O dramatik sahneleri izleyip empaty kurarcasını onlar için ağlayıp dururuz.
Gözyaşlarına ortak oluruz.
Onlar bizim veya bir başkasının mahllesinden çıkıp sinemanın tanınan yüzü oldular ama hiçbir vakit çıktıkları o sokakları ve mahalleleri unutmadılar.
Geldikleri yerleri unutmamaları daha çok sevilmelerini sağladı.
120 filmde oynadıktan sonra yavaş yavaş kameranın önünden çıkıp arkasına geçmeye başladı Kartal Tibet.
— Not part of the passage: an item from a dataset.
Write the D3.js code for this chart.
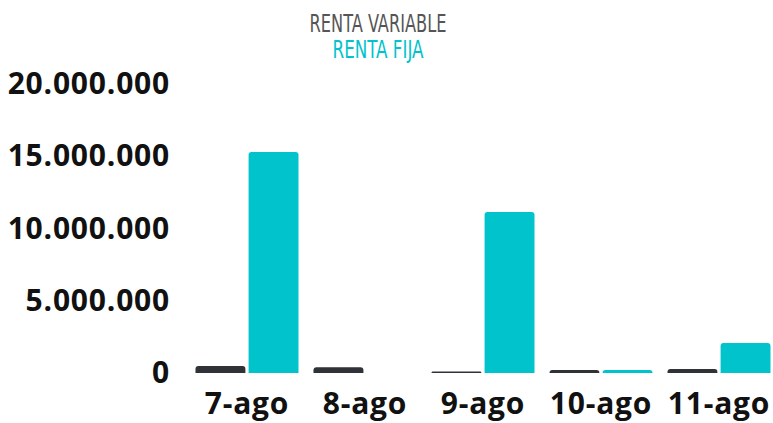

Canlandırdığı karakterleri saymaya kalkışmak uzun bir zamanımızı alacaktır.
Ancak o artık kameranın arakasına geçmeyi tercih etmişti.
Çok da başarılı filmler çekti.
Yönetmenliği Ertem Eğilmez’i izleyerek onun asistanlığını yaparak öğrenmeye çalıştığını söylemesi bir jön kibrine sahip olmadıklarını gösteriyor.
“Tosun Paşa”, “Şark Bülbülü”, “Zübük”, “Umudumuz Şaban”, “Davaro” bunlar gibi daha nicelere yönetmen olarak imza attı.
Bunları izlemeyen yoktur neredeyse hatta isimlerini bile duymamız onları zihnimizde canlandırmamıza yeter de artar bile.
O sahneler zihin dünyamızda tekrar tekrar oynamaya başlayınca yüzüme gelip konu verir tebessümlerin en güzeli.
Her sahnesini ezbere bilmemize rağmen bu tarz filmleri izlerken hâlâ gülebiliyorsak bunun temel sebebi onların doğallığıdır.
Sinemamızdan bir Kartal Tibet geçti.
Fimlerinin beyaz perdede gösterildiği dönemlere denk gelenler kendi gençliklerini ve yakışılılıklarını ifade ederken “Kartal Tibet gibi!” bir benzetme yapmaları onun ne kadar beğenilen ve benimsenen bir karakter olduğunu gösteriyor aslında.
“Kemal Sunal, Tarık Akan, Münir Özkul, Adile Naşit....
Düşünüyorum da onlar birer isim değildi, ayrı birer dünyaydı.
Ortaya koydukları, duruşları, oyunculukları, mesleklerine olan sevgi ve saygıları...
Ve dostlukları tabi...
Hepsi nur içinde yatsın.
İşte zaman bazı kayıpları unutturmuyor.
Bir Yılmaz Güney unutulur mu?...”
Yakın dostlarının ardından böyel güzel sözler sarf etmişti yakın zamanda.
Unutulmadılarını ifade etmişti.
Onları ne kadar özlediğini ifade etmişti ve zamanı geldi o da bu hasretliği bitirip bu dünyadan uçup gitti geride sayısız başarı, sayısız film ve sevenlerimi bırakarak.
Hiçbiri unutulacak kişiler değiller.
Kervanın son halkası Kartal Tibet oldu.
O da artık unutulmayacakların arasında yerini alıp göç eyledi. Rabbim mekanlarını cennet eylesin.